The absence of antibacterial activity does not mean that there is no potential of inhibiting microbes. It may be possible that the active compound was not in sufficient quantity or diluted with other non-antimicrobial compounds. Sometimes seasonal variations, geographical area, age of plant and method of extraction also influence the activity of the compound [18]. Extraction techniques are usually based on the chemical nature of compounds and their solubility in polar and non-polar solvents [19].
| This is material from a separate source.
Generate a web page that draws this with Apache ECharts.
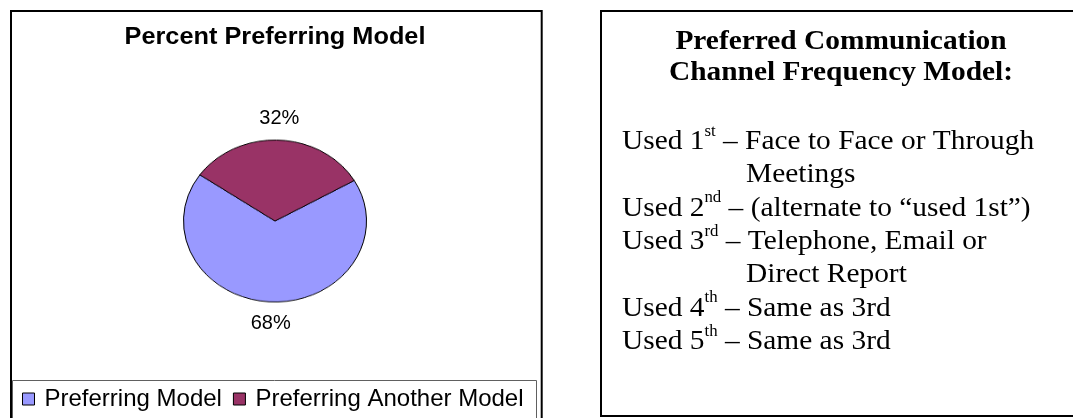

The approach of using antimicrobial substances that suppress the mechanism of antimicrobial resistance, hence increasing the efficiency of antimicrobial product, is known as synergism [20]. Synergistic combinations of different drugs or with herbal formulations play an important role in treating antibiotic resistance. Alkyl gallates are documented to possess resistance modifying action on various antibiotics against MRSA [21]. Therefore, we used different combinations of antibiotics with Methyl gallate. Our study exhibited strong synergistic combinations of Ciprofloxacin and Amoxycillin with Methyl gallate against MDR E. coli and MRSA, respectively. An earlier study explained synergistic combination of Ciprofloxacin and Methyl gallate against non-MDR S. typhi [22]. There are different mechanisms involved in the augmentation of the antibacterial activity of antibiotics by natural compounds such as interaction on multiple target sites in bacteria; bioavailability and solubility of antibiotics or aimed for a specific bacterial resistance mechanism [23]. These interactions prevent the activity of drugs from enzyme degradation and alterations in transport proteins, thus bypassing the mechanism of antimicrobial resistance [24]. Amoxycillin is a β-lactam antibiotic that inhibits bacterial cell wall synthesis by binding one or more of the penicillin-binding proteins (PBPs). Stimulation of mecA gene and gene variants resulted in the formation of PBP2a, which attaches to lower affinity with antibiotics and leads to drug resistance [25]. We assume that methyl gallate interferes with the synthesis of PBP2a in cell wall of bacteria. This could be the explanation of synergistic combinations in the present study.